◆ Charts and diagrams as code
--- BEGIN ---

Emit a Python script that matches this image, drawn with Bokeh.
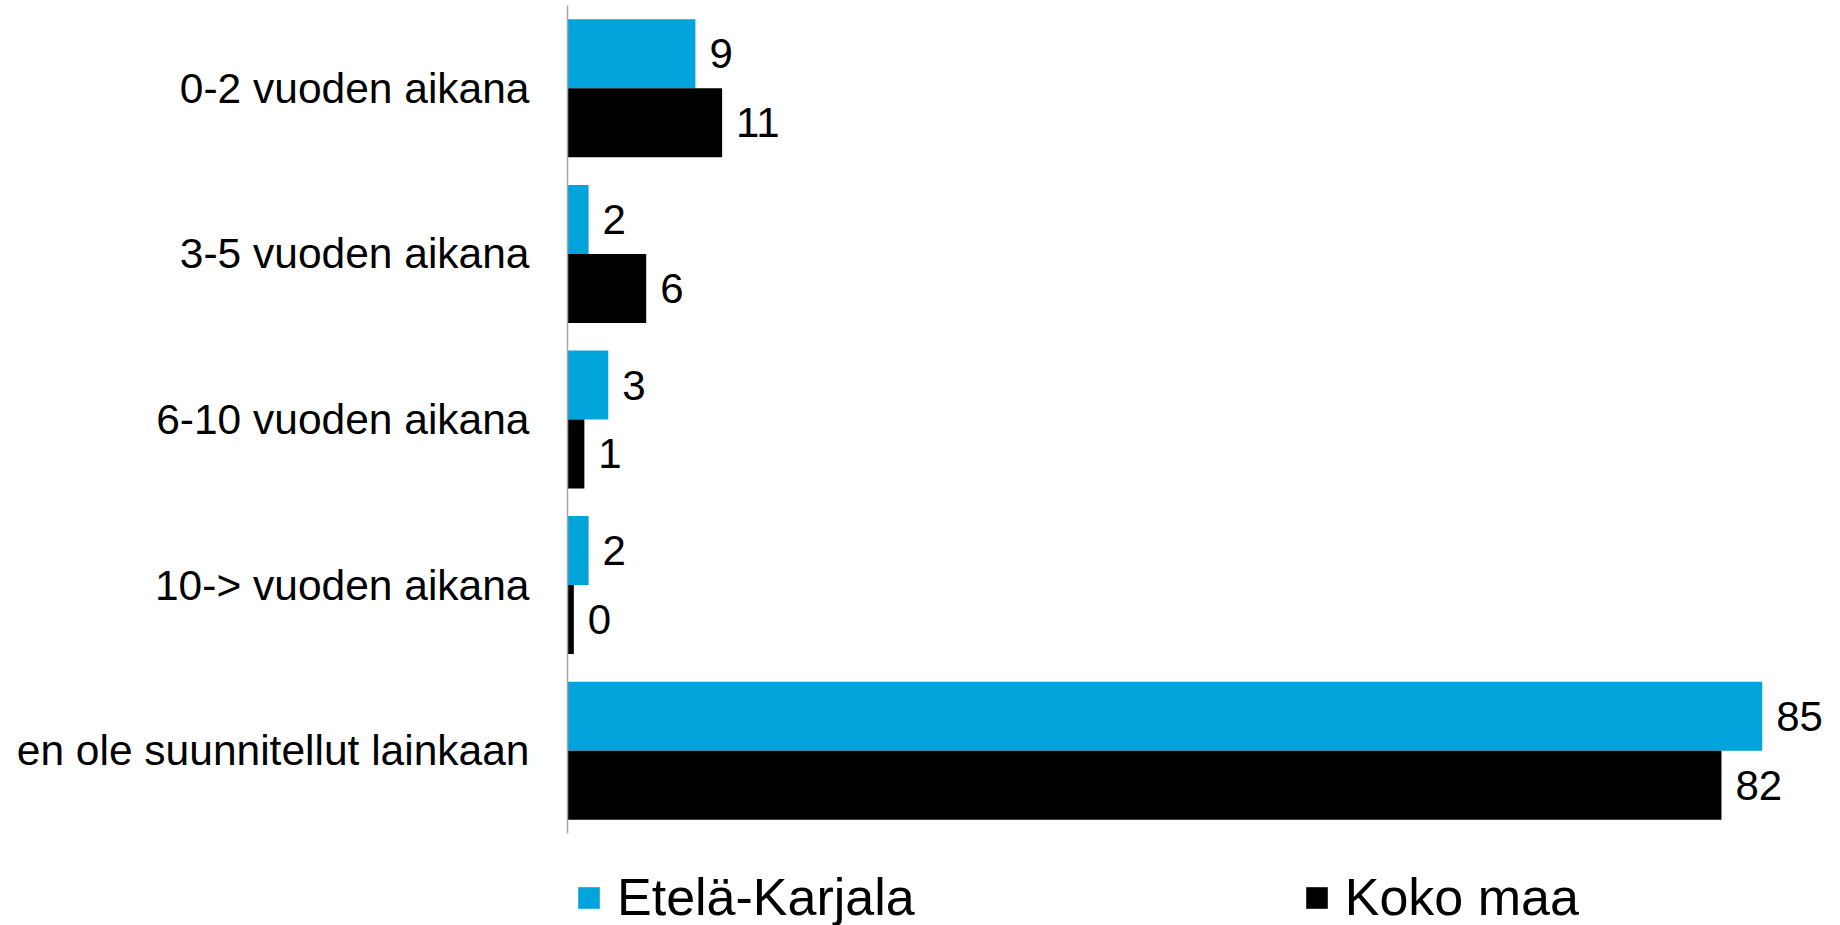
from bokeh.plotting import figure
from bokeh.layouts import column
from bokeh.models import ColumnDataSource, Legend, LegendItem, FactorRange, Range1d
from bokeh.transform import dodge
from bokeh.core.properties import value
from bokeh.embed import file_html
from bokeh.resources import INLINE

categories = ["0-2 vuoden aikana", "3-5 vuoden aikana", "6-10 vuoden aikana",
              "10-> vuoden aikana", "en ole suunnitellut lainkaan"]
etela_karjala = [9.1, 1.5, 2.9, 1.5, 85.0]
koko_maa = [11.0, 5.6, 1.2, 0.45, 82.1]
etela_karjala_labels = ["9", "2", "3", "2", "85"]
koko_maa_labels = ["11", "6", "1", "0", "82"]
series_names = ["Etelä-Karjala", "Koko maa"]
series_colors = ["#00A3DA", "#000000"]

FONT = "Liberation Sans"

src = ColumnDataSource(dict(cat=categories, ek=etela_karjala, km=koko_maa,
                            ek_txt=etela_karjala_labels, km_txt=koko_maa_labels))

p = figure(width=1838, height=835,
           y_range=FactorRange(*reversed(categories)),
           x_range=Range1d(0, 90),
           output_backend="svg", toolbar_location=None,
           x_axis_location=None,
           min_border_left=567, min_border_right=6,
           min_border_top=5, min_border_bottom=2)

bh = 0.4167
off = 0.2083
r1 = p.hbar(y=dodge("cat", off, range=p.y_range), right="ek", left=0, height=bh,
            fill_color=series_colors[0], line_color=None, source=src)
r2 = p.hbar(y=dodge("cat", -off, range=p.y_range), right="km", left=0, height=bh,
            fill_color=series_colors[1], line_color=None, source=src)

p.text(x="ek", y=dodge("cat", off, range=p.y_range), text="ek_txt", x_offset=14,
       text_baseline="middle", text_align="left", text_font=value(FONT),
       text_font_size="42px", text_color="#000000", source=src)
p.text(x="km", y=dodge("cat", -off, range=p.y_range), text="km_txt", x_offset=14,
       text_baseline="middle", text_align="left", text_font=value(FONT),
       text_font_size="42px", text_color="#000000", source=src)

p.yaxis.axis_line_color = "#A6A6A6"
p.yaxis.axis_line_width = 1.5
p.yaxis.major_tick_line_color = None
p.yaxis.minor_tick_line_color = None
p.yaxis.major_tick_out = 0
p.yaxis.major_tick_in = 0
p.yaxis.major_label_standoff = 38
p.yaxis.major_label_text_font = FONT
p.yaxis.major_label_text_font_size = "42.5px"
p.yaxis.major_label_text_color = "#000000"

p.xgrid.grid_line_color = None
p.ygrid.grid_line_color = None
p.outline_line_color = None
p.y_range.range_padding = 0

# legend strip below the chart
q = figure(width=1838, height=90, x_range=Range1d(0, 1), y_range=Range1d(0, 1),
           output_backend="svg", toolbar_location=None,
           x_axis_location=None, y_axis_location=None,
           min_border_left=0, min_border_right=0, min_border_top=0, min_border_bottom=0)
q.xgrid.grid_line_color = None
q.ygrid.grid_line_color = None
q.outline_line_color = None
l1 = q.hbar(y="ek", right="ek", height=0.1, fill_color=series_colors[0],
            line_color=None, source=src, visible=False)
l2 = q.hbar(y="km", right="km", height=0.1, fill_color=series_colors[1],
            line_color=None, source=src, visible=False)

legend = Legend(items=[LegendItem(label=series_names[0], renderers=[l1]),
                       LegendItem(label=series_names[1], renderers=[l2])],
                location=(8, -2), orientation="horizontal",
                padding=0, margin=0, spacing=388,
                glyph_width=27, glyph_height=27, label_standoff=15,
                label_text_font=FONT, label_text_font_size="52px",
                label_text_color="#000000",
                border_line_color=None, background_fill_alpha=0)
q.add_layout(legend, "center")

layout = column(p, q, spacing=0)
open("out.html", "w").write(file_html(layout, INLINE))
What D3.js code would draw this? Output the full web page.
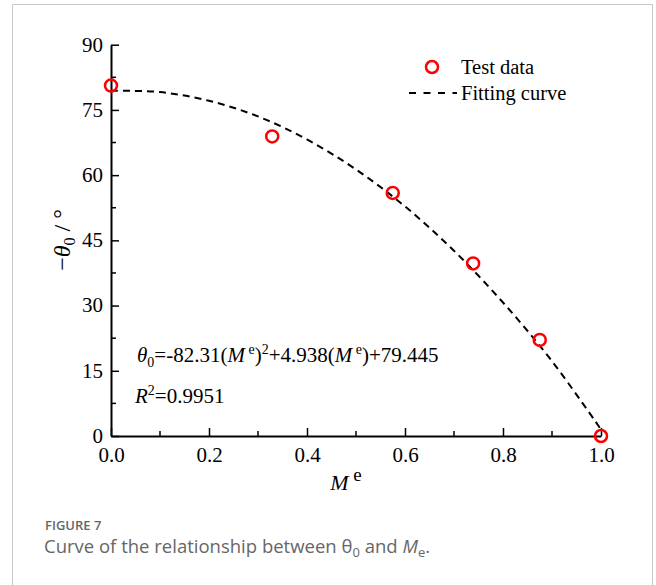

--- END ---

◆ Exercise requirements
Only the number is wanted: how many lines in the preceding entries hold the string "this"?

◆ Exercise output
2